Quadcopter 1 – Flying

Quadcopter 1 is built with the Naza M V2 flight controller from DJI. It is expensive but worth every penny for the novice pilot because it is very stable and very easy to fly. it will give you the satisfaction that you need so much and the confidence that you can do anything with it. My good friend Misha started flying with an Arducopter controller and quickly gave up.

Here is a recent video (published with permission of the participants) of me flying it in a small parking lot just a meter away from the excited crowd (children are the best crowd for this kind of stuff).

However, I must confess that I do this after relatively many hours of flying the Naza and, I’m not exaggerating, tens of broken propellors, two damaged engines and a fractured carbon fibre frame. DON’T DO YOUR FIRST FLIGHT IN A SMALL PARKING LOT.
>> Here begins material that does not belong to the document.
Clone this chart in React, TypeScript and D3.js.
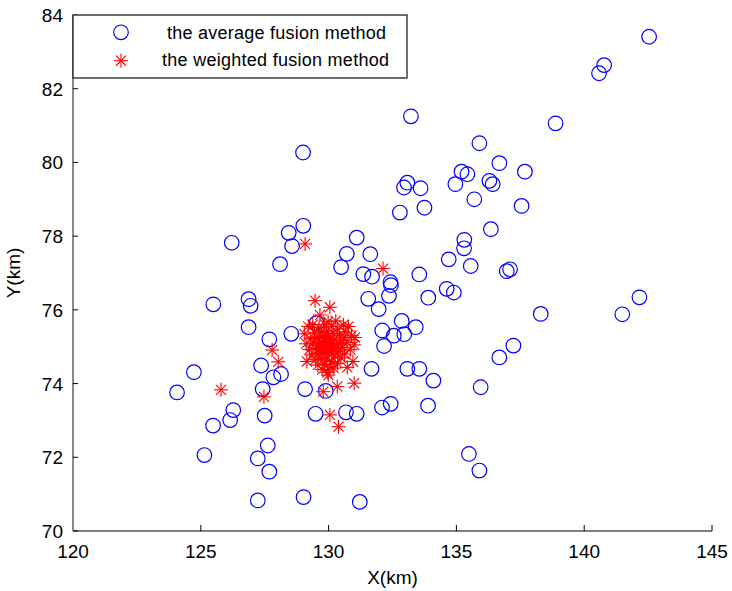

My first flight was catastrophic. I bought only 8 propellors and I attached four of them to the engines in a random way. I remembered Misha laughing about people who buy ready made coppers like the Phantom, who don’t even know which way the propellors are attached, but I didn’t understand what he means and I didn’t know what to ask. So I attached the propellors, took it to a large parking lot at night, armed the controller, moved the throttle up and the quadcopter flopped on its head breaking two propellors. I replaced the propellors and tried again, same result with one broken propellor. I took it home and started reading the configuration instructions carefully I soon understood how to attach the propellors correctly (see the “Preparing to fly” post).

The next day I went to the parking lot again, this time with the propellors attached correctly. I armed the controller, moved the throttle up and the copter lifted off the ground, took a wide angle and crashed into a lighting pole. Two propellors broken again and I couldn’t continue flying. I went home and ordered a large number of propellors (I think 20) from a supplier in China but I couldn’t just sit and wait a month for them to arrive. So I went the next day and bought 2 propellors from an importer in a nearby city for six times the chinese price.

After a few more careful flights I could lift it off the ground an land. I decided that I must now start practicing on moving it sideways a bit. So I went to a large field, lifted off and it started flying away, assisted by the strong winds (I live in a mountain region, 800 meters above sea level with strong winds). I couldn’t understand how to make it return to me, so I panicked and switched to the RTH (return to home) mode. In this mode the Naza copter first climbs up to 20 meters and then heads “home”. I saw it climbing up then starting to fight the winds in order to return to the home position, suddenly something snapped and the copter fell from 20 meters to the ground not far away.

I ran to the crash spot and was amazed to see that 3 propellors were broken, one engine shaft was bent but the carbon fibre frame was intact apart from a very small dent. Now I really had to wait a month for new engines to arrive. When I inspected the copter I found the reason for the crash – the screws attaching one engine to the frame came loose, and the engine snapped off. This is something you don’t want to happen in mid-air, especially since I’m writing this post in an airplane on the way to the London Heathrow airport. Not a bright thought at all.

I now had some time to think and I understood that I must perform all the calibration steps and, most importantly, make sure that the propellors (and engines) are completely horizontal. If they aren’t then the copter will rotate or simply fly away. It is easy to detect which engine is not horizontal – it will be hotter than the other engines.

The next time I flew it, it lifted off cleanly, kept its position and height and responded to commands beautifully. Here is a video from that period.

After some more practice I became so confident that I let friends fly it with no training at all. I would give them the transmitter, stand behind them while holding their fingers, and show them the basic movements. They could fly it very nicely just like that without any practice. I stopped doing that after someone panicked and turned off the engines in mid-air and someone else borrowed it for a few days and returned it with 2 broken propellors.

Here is a video (published with permission) of some 2-legged friends and 4-legged friends flying my Quadcopter 1.

 

So, the main point is that anyone can fly a Naza and I strongly recommend paying more for a Naza at least for the first quadcopter.